Industrial loads connected to electric ac networks, in particular arc furnaces but also, for example, rolling mills, influence the voltage of the ac network, above all by a greatly varying consumption of reactive power during operation. Especially when the variations in power consumption lie within a frequency interval of typically 0-20 Hz, the corresponding voltage variations, so-called flicker, are observable and disturbing to the human eye in case of electric lighting supplied by the ac network.
It is known, in connection with industrial loads of the above-mentioned kind, to connect in parallel therewith, that is, in a shunt connection to the ac network, static compensators for compensation of the reactive power consumption of the load. One type of such a compensator usually comprises a device for generating reactive power as well as a device for controllable consumption of reactive power, known within the art as a thyristor-controlled reactor (TCR). The device for generation of reactive power usually comprises one or more mutually parallel-connected filters, each essentially comprising an inductive element in series-connection with capacitive elements. The filters are tuned to chosen multiples of the nominal frequency of the ac network, for example to the 3rd, 4th and 5th tones, sometimes even to the 2nd and 7th tones. The device for controllable consumption of reactive power comprises an inductive element, an inductor, in series-connection with a controllable semiconductor valve. The controllable semiconductor valve comprises two controllable semiconductors, usually thyristors, in anti-parallel connection. By phase-angle control of the semiconductors, that is by controlling their turn-on angle relative to the phase position of the voltage of the ac network, the susceptance of the device and hence its consumption of reactive power can be controlled.
For a general description of thyristor-controlled reactors, reference is made to Ake Ekstrom: High Power Electronics HVDC and SVC, Stockholm June 1990, in particular to pages 1-32 to 1-33 and 10-8 to 10-12.
The compensator generates a reactive power equal to that generated by the device for generation of reactive power, reduced by the consumption in the thyristor-controlled reactor. By determining the instantaneous consumption of reactive power by the load and then controlling the power consumption of the thyristor-controlled reactor to such a value that, together with the consumption of the load, it corresponds to the reactive power generated by the device for generation of reactive power, the reactive power exchange with the ac network thereby becoming zero.

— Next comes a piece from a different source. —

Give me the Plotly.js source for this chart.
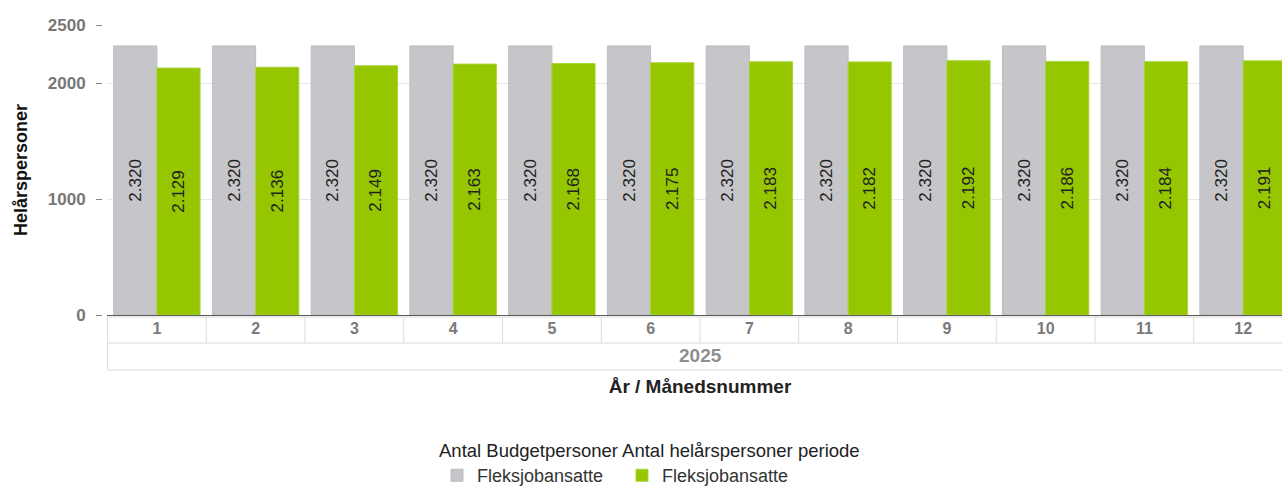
<!DOCTYPE html>
<html>
<head>
<meta charset="utf-8">
<script src="https://cdn.plot.ly/plotly-3.0.1.min.js"></script>
<style>
html,body{margin:0;padding:0;overflow:hidden;background:#fff;}
#chart{width:1300px;height:487px;}
</style>
</head>
<body>
<div id="chart"></div>
<script>
// ---- data ----
const months = ['1','2','3','4','5','6','7','8','9','10','11','12'];
const years = ['2025'];
const budgetValues = [2320, 2320, 2320, 2320, 2320, 2320, 2320, 2320, 2320, 2320, 2320, 2320];
const actualValues = [2129, 2136, 2149, 2163, 2168, 2175, 2183, 2182, 2192, 2186, 2184, 2191];
const seriesNames = ['Fleksjobansatte', 'Fleksjobansatte'];
const yTicks = [0, 1000, 2000, 2500];
const legendTitle = 'Antal Budgetpersoner Antal helårspersoner periode';
const xTitle = 'År / Månedsnummer';
const yTitle = 'Helårspersoner';

const FONT = 'Liberation Sans, Arial, sans-serif';
const W = 1300, H = 487;
const margin = {l: 102, r: 7, t: 25, b: 172, autoexpand: false};
const plotW = W - margin.l - margin.r;
const plotH = H - margin.t - margin.b;
const domStart = 5 / plotW;

const labelFont = {family: FONT, size: 17, color: '#222'};

const traces = [
  {
    type: 'bar', name: seriesNames[0], x: months, y: budgetValues,
    marker: {color: '#c6c5ca', line: {color: '#bdbcc1', width: 1}},
    texttemplate: '%{y:,}', textposition: 'inside', textangle: -90,
    insidetextanchor: 'middle', constraintext: 'none',
    textfont: labelFont, insidetextfont: labelFont,
    hoverinfo: 'skip'
  },
  {
    type: 'bar', name: seriesNames[1], x: months, y: actualValues,
    marker: {color: '#95c600', line: {color: '#a9d63a', width: 1}},
    texttemplate: '%{y:,}', textposition: 'inside', textangle: -90,
    insidetextanchor: 'middle', constraintext: 'none',
    textfont: labelFont, insidetextfont: labelFont,
    hoverinfo: 'skip'
  }
];

// decoration grid under x axis (table-like tick area)
const boxColor = '#dadada';
const shapes = [];
const rowTop = -2, rowMid = -28, rowBot = -55;
function hline(py) {
  shapes.push({type: 'line', xref: 'x domain', yref: 'paper', ysizemode: 'pixel', yanchor: 0,
    x0: 0, x1: 1.02, y0: py, y1: py, line: {color: boxColor, width: 1}});
}
hline(rowTop); hline(rowMid); hline(rowBot);
for (let k = 0; k <= months.length; k++) {
  shapes.push({type: 'line', xref: 'x', yref: 'paper', ysizemode: 'pixel', yanchor: 0,
    x0: k - 0.5, x1: k - 0.5, y0: rowTop, y1: (k === 0 ? rowBot : rowMid),
    line: {color: boxColor, width: 1}});
}

const annotations = [
  {xref: 'x domain', yref: 'paper', x: 0.5, y: 0, yshift: -40, yanchor: 'middle',
   text: years[0], showarrow: false,
   font: {family: FONT, size: 19, color: '#8f8f8f', weight: 'bold'}}
];

const layout = {
  width: W, height: H, margin: margin,
  paper_bgcolor: '#fff', plot_bgcolor: '#fff',
  separators: ',.',
  barmode: 'group', bargap: 0.125, bargroupgap: 0,
  font: {family: FONT, color: '#333'},
  xaxis: {
    type: 'category', domain: [domStart, 1], automargin: false,
    showgrid: false, zeroline: false, showline: false, ticks: '',
    tickfont: {family: FONT, size: 16, color: '#7a7a7a', weight: 'bold'},
    ticklabelstandoff: 2,
    title: {text: xTitle, standoff: 43, font: {family: FONT, size: 19, color: '#222', weight: 'bold'}}
  },
  yaxis: {
    range: [0, 2500], anchor: 'free', position: 0, automargin: false,
    tickvals: yTicks, ticktext: yTicks.map(String),
    ticks: 'outside', ticklen: 6, tickcolor: '#888', tickwidth: 1,
    ticklabelstandoff: 7,
    tickfont: {family: FONT, size: 17, color: '#777', weight: 'bold'},
    showgrid: true, gridcolor: '#e6e6e6', gridwidth: 1,
    zeroline: true, zerolinecolor: '#5a5a5a', zerolinewidth: 1,
    showline: false,
    title: {text: yTitle, standoff: 14, font: {family: FONT, size: 18, color: '#111', weight: 'bold'}}
  },
  showlegend: true,
  legend: {
    orientation: 'h', x: (437 - margin.l) / plotW, xanchor: 'left',
    y: (margin.t + plotH - 433) / plotH, yanchor: 'top',
    font: {family: FONT, size: 18, color: '#333'},
    title: {text: legendTitle, side: 'top', font: {family: FONT, size: 18.5, color: '#222'}},
    bgcolor: 'rgba(0,0,0,0)', traceorder: 'normal',
    entrywidth: 140
  },
  shapes: shapes,
  annotations: annotations
};

Plotly.newPlot('chart', traces, layout, {displayModeBar: false, staticPlot: true});
</script>
</body>
</html>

European patent EP 0 260 504 describes a circuit for compensation of reactive power comprising a compensator and a load of the above-mentioned kind. In addition thereto, this circuit comprises a self-commutated converter, controlled in pulse-width modulation in dependence on control signals generated in a control member, and connected to the ac network in parallel connection with the load and the thyristor-controlled reactor. The converter supplies to the ac network a reactive current for compensation of the active and reactive power consumed/generated by the load and the thyristor-controlled reactor. In an orthogonal two-phase system, in dependence on sensed three-phase currents and three-phase voltages, the control member calculates instantaneous values of the active and reactive power consumed/generated by the load and the thyristor-controlled reactor together.
The above-mentioned specification states that the voltage variations in the ac network are substantially determined by variations in the reactive power consumption of the load and that the voltage variations in dependence on its active power consumption may be neglected. The control signals to the converter are therefore formed only in dependence on variations in the consumption of reactive power by the load.
The method used in the above-mentioned patent for determining the instantaneous active and reactive power of the load in an orthogonal two-phase system is also applicable for control of a thyristor-controlled reactor. However, in this connection it has proved to be difficult, and in certain cases impossible, with the method for forming a control signal as stated in the above-mentioned patent, to meet the increasingly more stringent demands on allowable disturbances imposed by the operators of the ac networks.